Step 4: Use the Data to Have Better Conversations

This is where most teams stop too early. The dashboard isn't the goal — better decision-making is.

Here's what good looks like once you have this data:

  • Roadmap planning gets grounded. Instead of "we'll do 6 features next quarter," it becomes "given that 30% of capacity goes to maintenance, we can realistically deliver 4 features."
  • Tech debt conversations have teeth. "We're spending $85k/month on incident response" hits different than "we have some tech debt we should address."
  • Hiring justifications become concrete. "We need two more engineers" is weak. "Our unplanned work ratio is 40%, which means we're effectively a 6-person feature team despite having 10 engineers" is a business case.
  • Tradeoff discussions get honest. When product wants to skip writing tests, you can show them the correlation between the "shortcuts" quarter and the spike in incident-response costs three months later.

The Traps to Avoid

I've also seen this go wrong. A few things to watch out for:

Don't turn it into surveillance. The moment individual engineers feel like their "productivity" is being measured by these numbers, trust evaporates and the data gets gamed. This is team-level and category-level analysis. Period.

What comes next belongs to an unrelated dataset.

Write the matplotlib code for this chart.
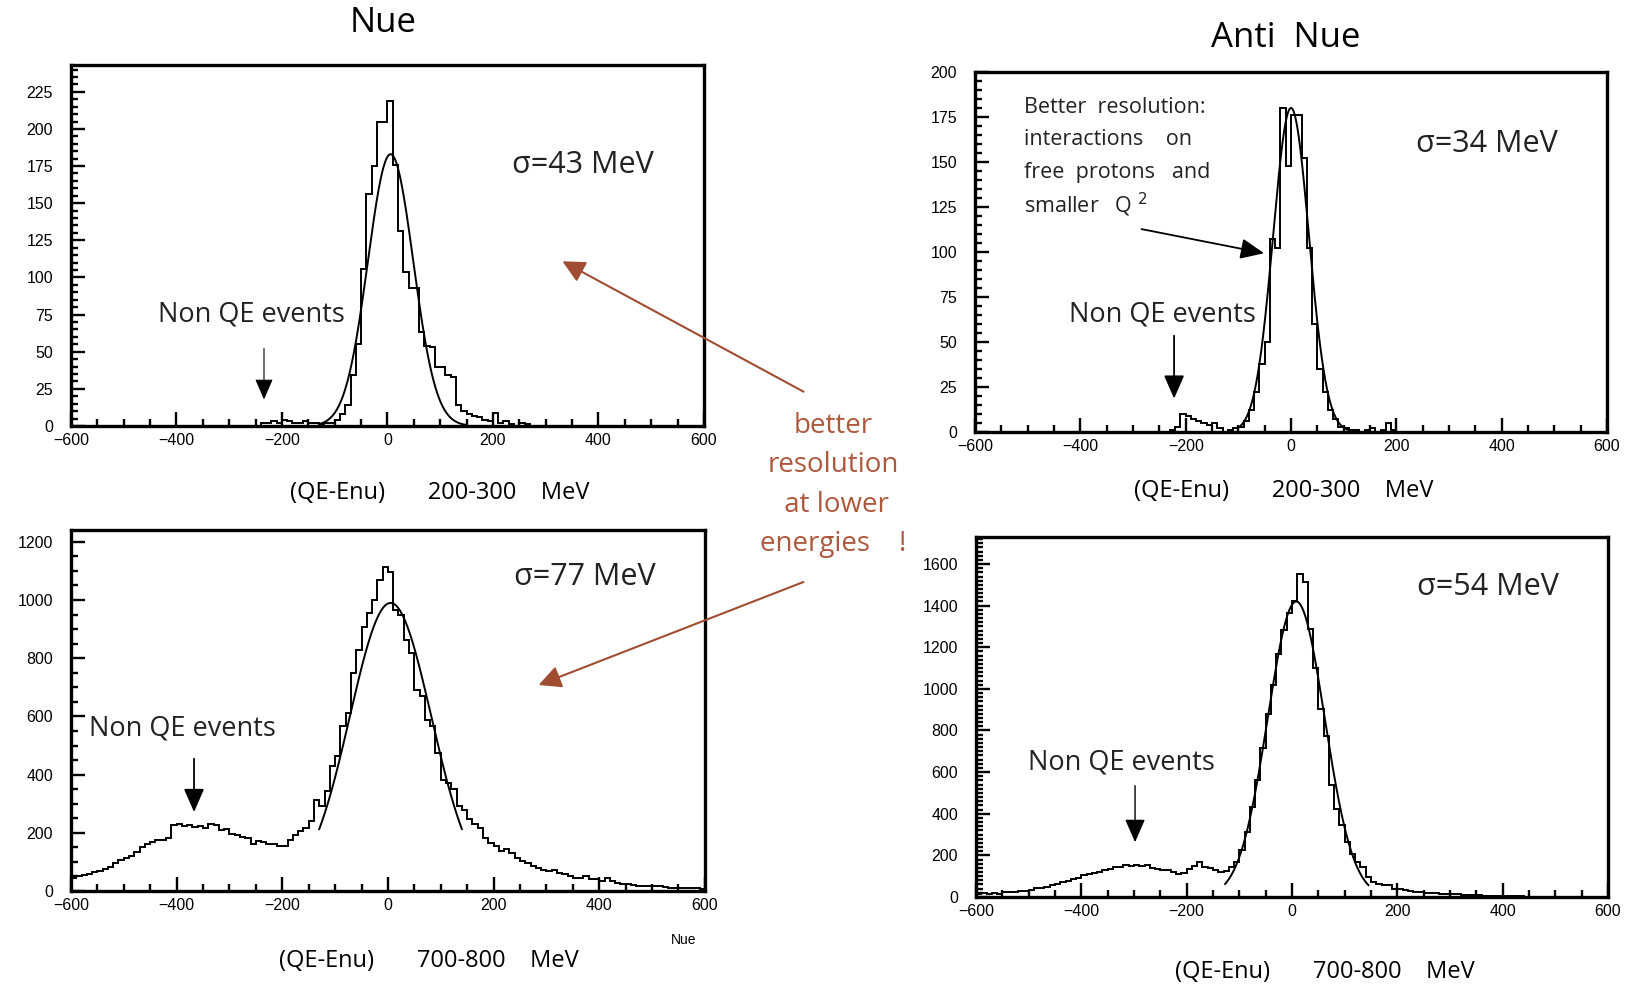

Don't over-categorize. I've seen teams with 20+ work categories. Nobody uses them correctly. Six to eight categories max. If you can't explain the taxonomy to a new hire in under two minutes, it's too complex.

Don't treat the model as truth. It's a rough map, not GPS coordinates. When someone says "this says we spent $42,371.28 on tech debt," gently remind them that the precision is illusory. The insight is "roughly 20% of our budget goes to tech debt," not the specific dollar figure.

Don't forget the lag. Engineering investment often pays off months later. A quarter spent on platform work might look "unproductive" in isolation but dramatically accelerates the next quarter. Track over longer windows.

Getting Started This Week

You don't need buy-in from your entire organization to start. Here's what one team can do right now:

  1. Add work-category labels to your issue tracker (30 minutes)
  2. Ask the team to start tagging new issues (zero extra meetings)
  3. After one month, run the numbers in a spreadsheet
  4. Share the results in your next retro

That first retro conversation, where everyone sees where the time actually goes versus where they assumed it went, is worth more than any productivity tool you could buy. The gap between perception and reality is almost always shocking.

Most engineering organizations aren't inefficient because their engineers are slow. They're inefficient because they're making resource allocation decisions with zero data. Fix the visibility problem first. The efficiency improvements follow naturally once everyone can see the same reality.